Airbnb will finally have its day in court in New York this week, as the first oral arguments related to a subpoena filed by the state’s Attorney General are expected to be heard on Tuesday.
Last fall, the Attorney General filed a subpoena for thousands of records related to hosts in New York in an effort to identify bad actors and illegal activity on the platform.
While Airbnb said that it is also committed to removing bad actors on its website, the company argued that the subpoena is “unreasonably broad” in the amount of information requested by the government, and filed a motion objecting to it.
On Tuesday, the two parties will meet in court to argue each of their positions.
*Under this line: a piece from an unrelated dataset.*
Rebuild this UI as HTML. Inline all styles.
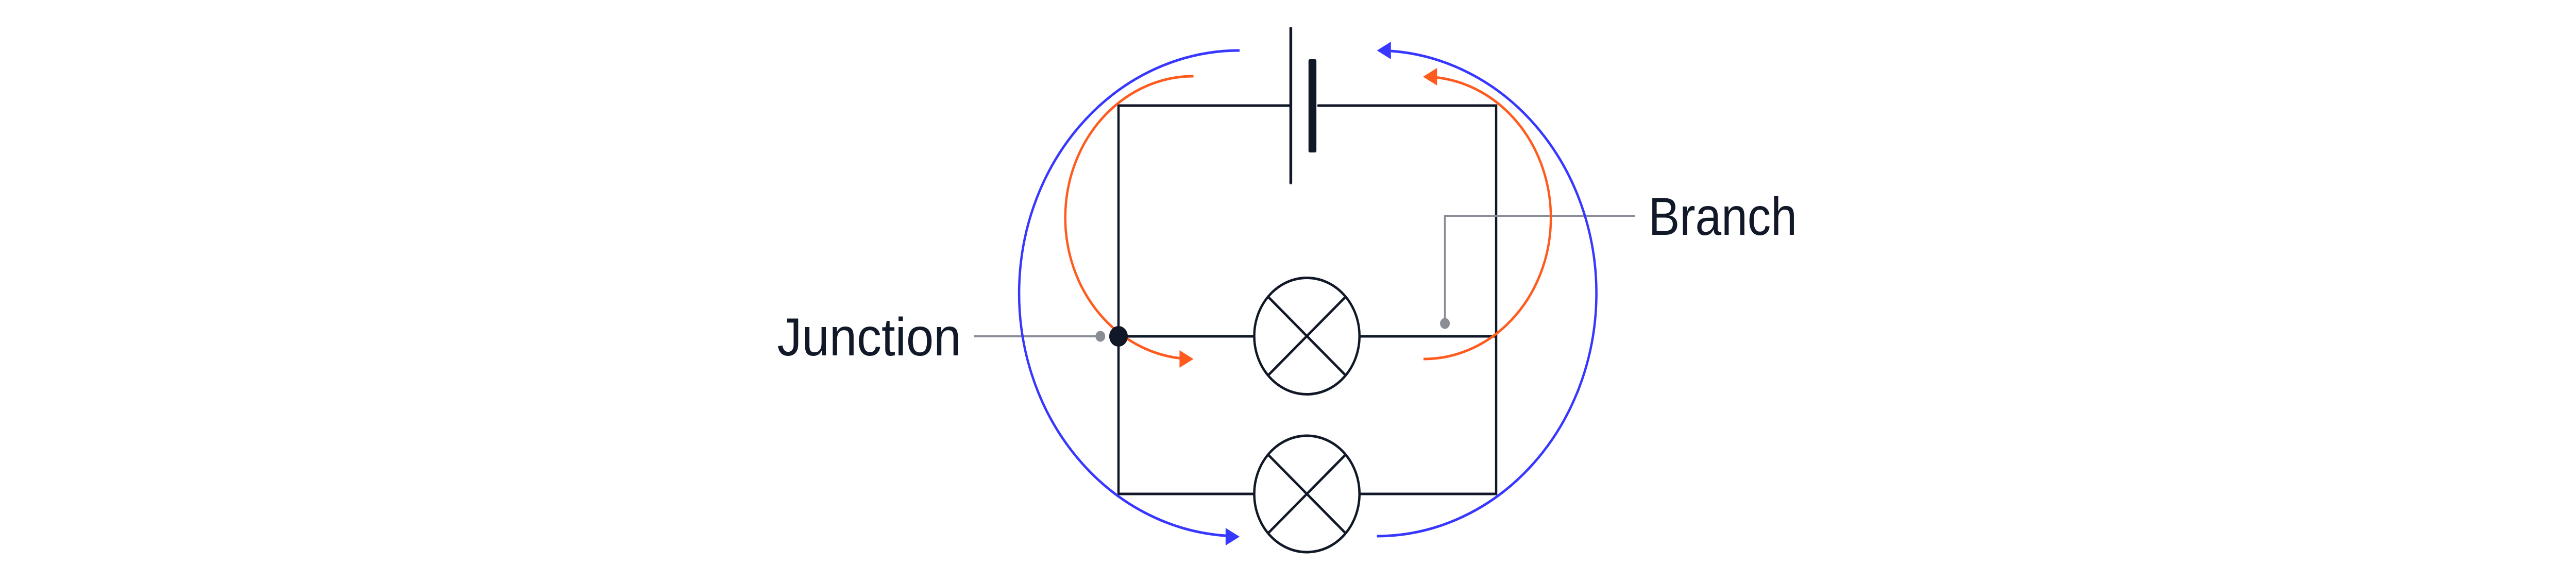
<!DOCTYPE html>
<html>
<head>
<meta charset="utf-8">
<style>
  html, body { margin: 0; padding: 0; background: #ffffff; width: 100%; height: 100%; overflow: hidden; }
  svg { display: block; position: absolute; left: 0; top: 0; width: 100vw; height: 100vh; }
  text { font-family: "Liberation Sans", "DejaVu Sans", sans-serif; fill: #111827; }
</style>
</head>
<body>
<svg viewBox="0 0 5532 1130" preserveAspectRatio="none" xmlns="http://www.w3.org/2000/svg">
  <rect x="0" y="0" width="5532" height="1130" fill="#ffffff"/>

  <!-- Circuit wires -->
  <g fill="none" stroke="#111827" stroke-width="5" stroke-linejoin="miter">
    <path d="M 2772 205 L 2402 205 L 2402 959 L 2693 959"/>
    <path d="M 2831 205 L 3213 205 L 3213 959 L 2920 959"/>
    <line x1="2402" y1="653" x2="2693" y2="653"/>
    <line x1="2920" y1="653" x2="3213" y2="653"/>
  </g>
  <line x1="2831" y1="205" x2="2840" y2="205" stroke="#111827" stroke-width="5" stroke-linecap="round"/>

  <!-- Battery -->
  <line x1="2772" y1="55" x2="2772" y2="355" stroke="#111827" stroke-width="6" stroke-linecap="round"/>
  <rect x="2810" y="115" width="17" height="181" rx="3" ry="3" fill="#111827"/>

  <!-- Lamp 1 -->
  <g fill="none" stroke="#111827" stroke-width="5">
    <circle cx="2806.5" cy="652.5" r="113"/>
    <line x1="2722.5" y1="575.5" x2="2890.5" y2="729.5"/>
    <line x1="2890.5" y1="575.5" x2="2722.5" y2="729.5"/>
  </g>
  <!-- Lamp 2 -->
  <g fill="none" stroke="#111827" stroke-width="5">
    <circle cx="2806.5" cy="959" r="113"/>
    <line x1="2722.5" y1="882" x2="2890.5" y2="1036"/>
    <line x1="2890.5" y1="882" x2="2722.5" y2="1036"/>
  </g>

  <!-- Leaders -->
  <g stroke="#8a8d96" stroke-width="4" fill="none">
    <line x1="2092" y1="653" x2="2363" y2="653"/>
    <path d="M 3511 419 L 3103 419 L 3103 628"/>
  </g>
  <circle cx="2363" cy="653" r="10.5" fill="#8a8d96"/>
  <circle cx="3103" cy="628" r="10.5" fill="#8a8d96"/>

  <!-- Current arcs: blue -->
  <g fill="none" stroke="#3737ff" stroke-width="5">
    <path d="M 2662 98 A 473 471.5 0 0 0 2634 1040.2"/>
    <path d="M 2957 1041 A 472 471.5 0 0 0 2987 99"/>
  </g>
  <polygon points="2662,1042 2632,1025 2632,1059" fill="#3737ff"/>
  <polygon points="2957,98 2987,81 2987,115" fill="#3737ff"/>

  <!-- Current arcs: orange -->
  <g fill="none" stroke="#ff5b1f" stroke-width="5">
    <path d="M 2563 148 A 275 274.5 0 0 0 2534 695.5"/>
    <path d="M 3057 697 A 273 274 0 0 0 3086 150.5"/>
  </g>
  <polygon points="2563,697 2533,680 2533,714" fill="#ff5b1f"/>
  <polygon points="3056,149 3086,132 3086,166" fill="#ff5b1f"/>

  <!-- Junction dot -->
  <circle cx="2402" cy="653" r="20" fill="#111827"/>

  <!-- Labels -->
  <text x="1669" y="690" font-size="104" textLength="395" lengthAdjust="spacingAndGlyphs">Junction</text>
  <text x="3540" y="456" font-size="104" textLength="319" lengthAdjust="spacingAndGlyphs">Branch</text>
</svg>
</body>
</html>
At the core of the dispute are illegal listings that the NY attorney general claims make up a disproportionate number of listings on Airbnb’s platform. While there is a narrowly defined law that allows residents to rent out rooms in their own apartments, the state is looking to go after hosts who operate multiple listings as a sort of virtual hotel.
Airbnb claims that about 87 percent of listings come from hosts renting out their own apartments, in many cases to help them make rent. But a study completed by data extraction company Connotate in late January found that in New York Airbnb had 19,522 listings and 15,677 unique hosts.
While the majority of those hosts had just one listing, the study found that 1,849 hosts had more than one listing for a total of 5,964 listings. In other words, 12 percent of hosts made up about 30 percent of listings in the city.
The company says it has been working to weed out hosts running large-scale rental operations. Data compiled by the NY AG late last week shows that not are there still a number of hosts with dozens of listings, but that since the subpoena was filed last fall, many have actually heavily increased the number of listings that they manage.
In a blog post and email sent to NY hosts today, Airbnb public policy chief David Hantman said the company would fight the subpoena in court this week. He wrote:
The judge in this case could issue a ruling on Tuesday, or take weeks or even months to make up his mind. He could rule in our favor, or against us. He might ask the Attorney General to narrow his demand. If we are ordered to hand over any data, we will work to ensure you are properly notified before the government receives any information about you or your listing.
Regardless of the outcome, Hantman wrote that the company would hold a community meeting Wednesday at 7:00 PM and a webinar the next day at 11:00 am.